By putting every such source on its own Scheduler, you truly parallelise the sources, and merge is back to its main job of flattening their values...

Our example above becomes:

    @Test
    public void test570TwoFastPublishersIsolated() {
        LongAdder subscriptionCount = new LongAdder();
        AtomicLong firstCount = new AtomicLong();
        AtomicLong secondCount = new AtomicLong();

        Flux<Integer> first = Flux.just(1)
                                  .repeat()
                                  .subscribeOn(Schedulers.elastic())
                                  .doOnNext(v -> firstCount.incrementAndGet())
                                  .doOnSubscribe(s -> subscriptionCount.increment());

        Flux<Integer> second = Flux.just(2)
                                   .repeat()
                                   .subscribeOn(Schedulers.elastic())
                                   .doOnNext(v -> secondCount.incrementAndGet())
                                   .doOnSubscribe(s -> subscriptionCount.increment());

        Flux.merge(first, second)
            .take(5000)
            .blockLast();

        System.out.println("firstCount = " + firstCount.get() +
                ", secondCount = " + secondCount.get());

        Assert.assertEquals(2, subscriptionCount.intValue());
    }

(this test passes and outputs eg. "firstCount = 2578, secondCount = 2444". notice the total exceeds 5000, that's due to prefetch behavior, but the part after the take still only receives 5000 onNext events)

generate will always act on whatever thread it gets requested from from downstream. create can have its own execution context since the data could be generated from an arbitrary thread (like your Emitter does), but if that's not the case it will be alike generate.

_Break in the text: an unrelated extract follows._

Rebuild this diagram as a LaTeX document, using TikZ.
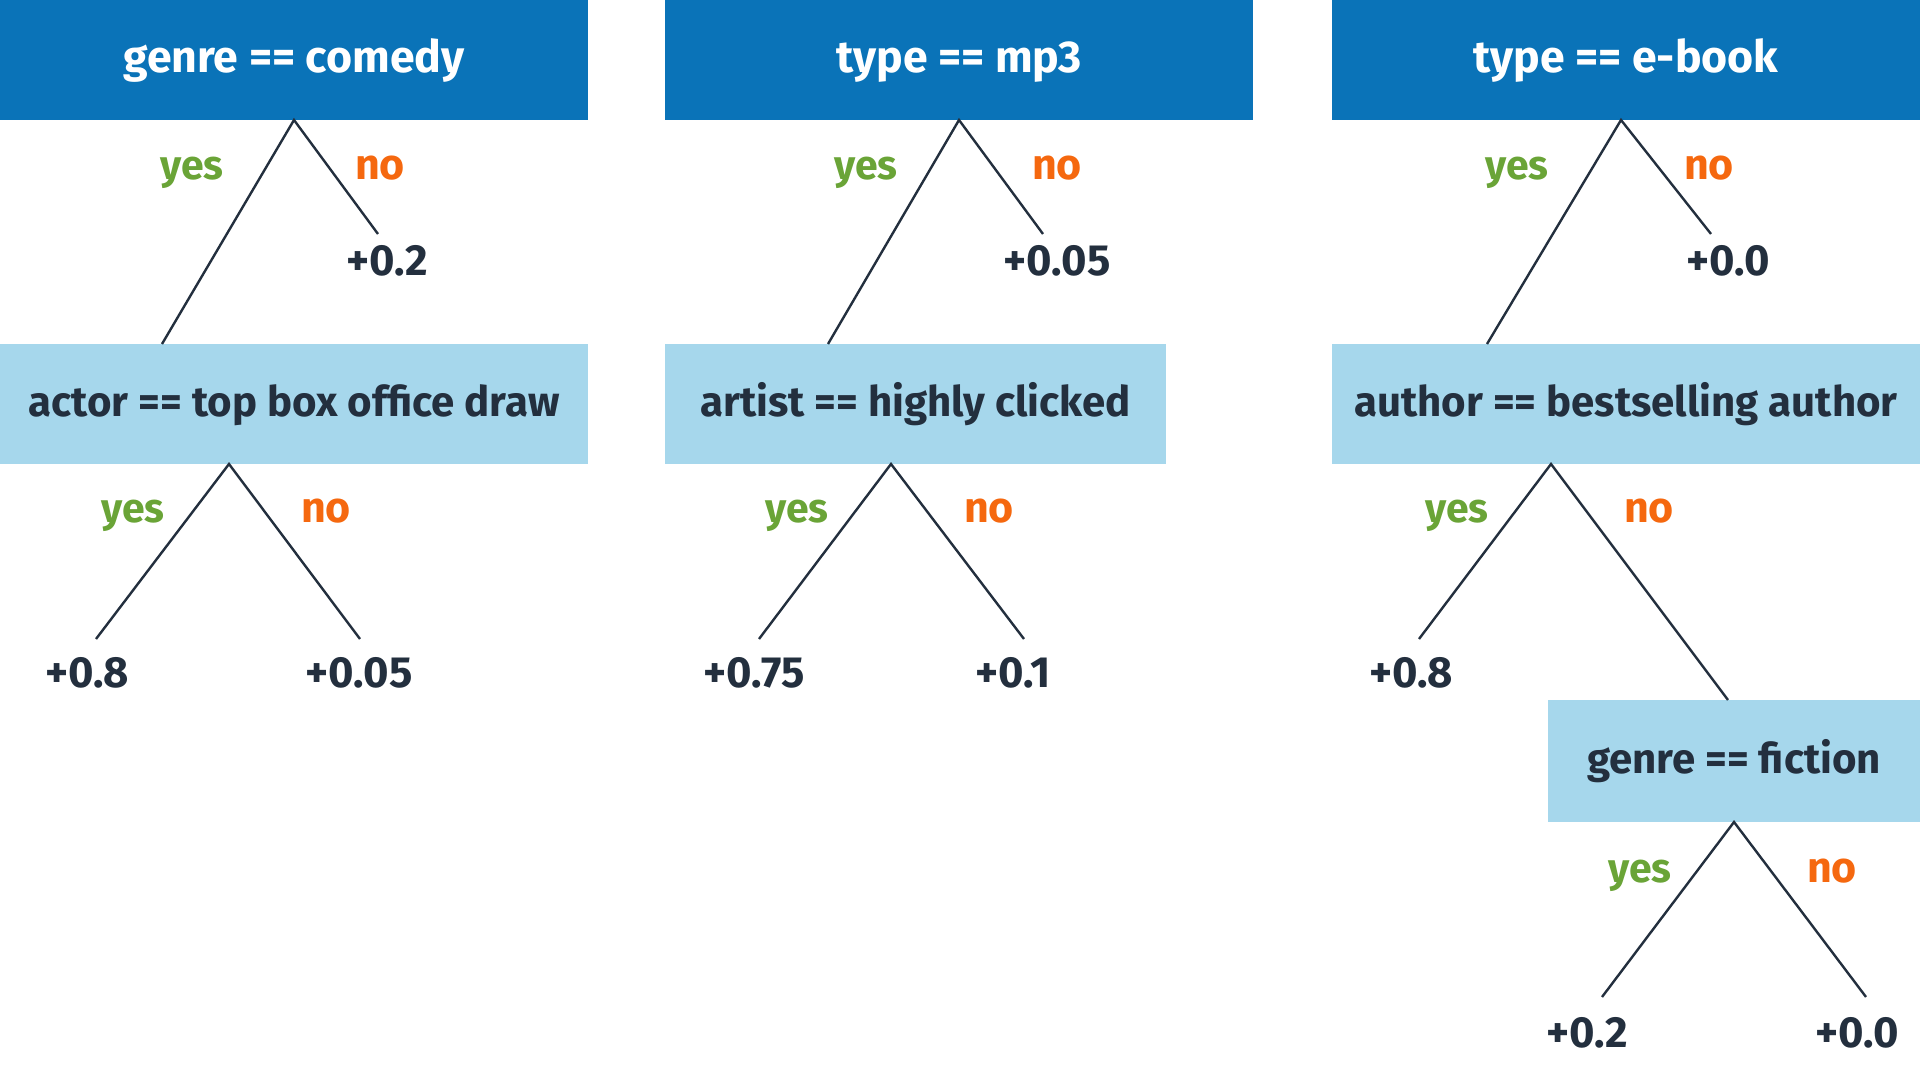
\documentclass[tikz,border=0pt]{standalone}
\usepackage{fontspec}
\setmainfont{Fira Sans}
\definecolor{darkblue}{HTML}{0A73B8}
\definecolor{lightblue}{HTML}{A6D7EC}
\definecolor{ink}{HTML}{232F3E}
\definecolor{yesgreen}{HTML}{6AA437}
\definecolor{noorange}{HTML}{F5680F}
\begin{document}
\begin{tikzpicture}[x=0.5pt,y=-0.5pt,
  txt/.style={font=\bfseries\fontsize{21.8}{26}\selectfont, inner sep=0pt, text depth=0pt, anchor=center},
  topbox/.style={txt, font=\bfseries\fontsize{22.3}{26}\selectfont, text height=13pt, fill=darkblue, text=white, minimum height=60pt},
  subbox/.style={txt, font=\bfseries\fontsize{21}{26}\selectfont, text height=12.5pt, fill=lightblue, text=ink, minimum height=60pt},
  val/.style={txt, text=ink},
  yeslbl/.style={txt, text=yesgreen, font=\bfseries\fontsize{20.5}{24}\selectfont, yshift=-1.5pt},
  nolbl/.style={txt, text=noorange, font=\bfseries\fontsize{21.5}{24}\selectfont, yshift=-1.5pt},
  edge/.style={draw=ink, line width=1.2pt}]
\useasboundingbox (0,0) rectangle (1920,1080);
% boxes
\node[topbox, minimum width=294pt] (t1) at (294,60) {genre == comedy};
\node[topbox, minimum width=294pt] (t2) at (959,60) {type == mp3};
\node[topbox, minimum width=294pt] (t3) at (1626,60) {type == e-book};
\node[subbox, minimum width=294pt] (a) at (294,404) {actor == top box office draw};
\node[subbox, minimum width=250.5pt] (b) at (915.5,404) {artist == highly clicked};
\node[subbox, minimum width=294pt] (c) at (1626,404) {author == bestselling author};
\node[subbox, minimum width=186pt, minimum height=61pt] (d) at (1734,761) {genre == fiction};
% values
\node[val] (v1) at (387,260) {+0.2};
\node[val] (v2) at (87,672) {+0.8};
\node[val] (v3) at (359,672) {+0.05};
\node[val] (v4) at (1057,260) {+0.05};
\node[val] (v5) at (754,672) {+0.75};
\node[val] (v6) at (1013,672) {+0.1};
\node[val] (v7) at (1728,260) {+0.0};
\node[val] (v8) at (1411,672) {+0.8};
\node[val] (v9) at (1587,1032) {+0.2};
\node[val] (v10) at (1857,1032) {+0.0};
% labels
\node[yeslbl] (y1) at (192,165) {yes};  \node[nolbl] (n1) at (380,165) {no};
\node[yeslbl] (y2) at (133,508) {yes};  \node[nolbl] (n2) at (326,508) {no};
\node[yeslbl] (y3) at (866,165) {yes};  \node[nolbl] (n3) at (1057,165) {no};
\node[yeslbl] (y4) at (797,508) {yes};  \node[nolbl] (n4) at (989,508) {no};
\node[yeslbl] (y5) at (1517,165) {yes}; \node[nolbl] (n5) at (1709,165) {no};
\node[yeslbl] (y6) at (1457,508) {yes}; \node[nolbl] (n6) at (1649,508) {no};
\node[yeslbl] (y7) at (1640,868) {yes}; \node[nolbl] (n7) at (1832,868) {no};
% apex and end coordinates
\coordinate (pt1) at (294,120);
\coordinate (pt2) at (959,120);
\coordinate (pt3) at (1621,120);
\coordinate (pa) at (229,464);
\coordinate (pb) at (891,464);
\coordinate (pc) at (1551,464);
\coordinate (pd) at (1734,822);
\coordinate (ea) at (162,344);
\coordinate (eb) at (828,344);
\coordinate (ec) at (1487,344);
\coordinate (ed) at (1728,700);
\coordinate (e1) at (378,234);
\coordinate (e2) at (96,639);
\coordinate (e3) at (360,639);
\coordinate (e4) at (1043,234);
\coordinate (e5) at (759,639);
\coordinate (e6) at (1024,639);
\coordinate (e7) at (1711,234);
\coordinate (e8) at (1419,639);
\coordinate (e9) at (1602,997);
\coordinate (e10) at (1866,997);
% connectors
\draw[edge] (ea) -- (pt1) -- (e1);
\draw[edge] (e2) -- (pa) -- (e3);
\draw[edge] (eb) -- (pt2) -- (e4);
\draw[edge] (e5) -- (pb) -- (e6);
\draw[edge] (ec) -- (pt3) -- (e7);
\draw[edge] (e8) -- (pc) -- (ed);
\draw[edge] (e9) -- (pd) -- (e10);
\end{tikzpicture}
\end{document}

So that's why you need to isolate subscription to your generate (it is infinite and has no dedicated execution model), and second should be fine (it is infinite but has the Emitter thread execution model).

Side note: It occurred to me that if what you are after is pairwise combination of values from 2 sources, there's actually a better way: zip. Unlike merge, it is tailored for this use case where it requests 1 value from every source to produce 1 zipped value, so it is more fair... But as far as I can tell, this is not really your goal.

[westonlast]

That makes the behavior much more clear. My expectation "all emissions will arrive eventually" is not guaranteed by Reactor; the user must consider each execution context for each emitter and provide enough threads.

My use is pairing asynchronous requests with each corresponding response. Requests always occur before the associated response, and responses might be resource failure. Responses interleave. The zip() operator only pairs the latest request and response, so mergeWith().groupBy() was the simplest solution I could find.

[simonbasle]

I see, grouping by a correlation key I assume... indeed sounds like a job for groupBy.

[simonbasle]

closing for now, I will try to better hint at the danger of an infinite source without publishOn in merge javadoc.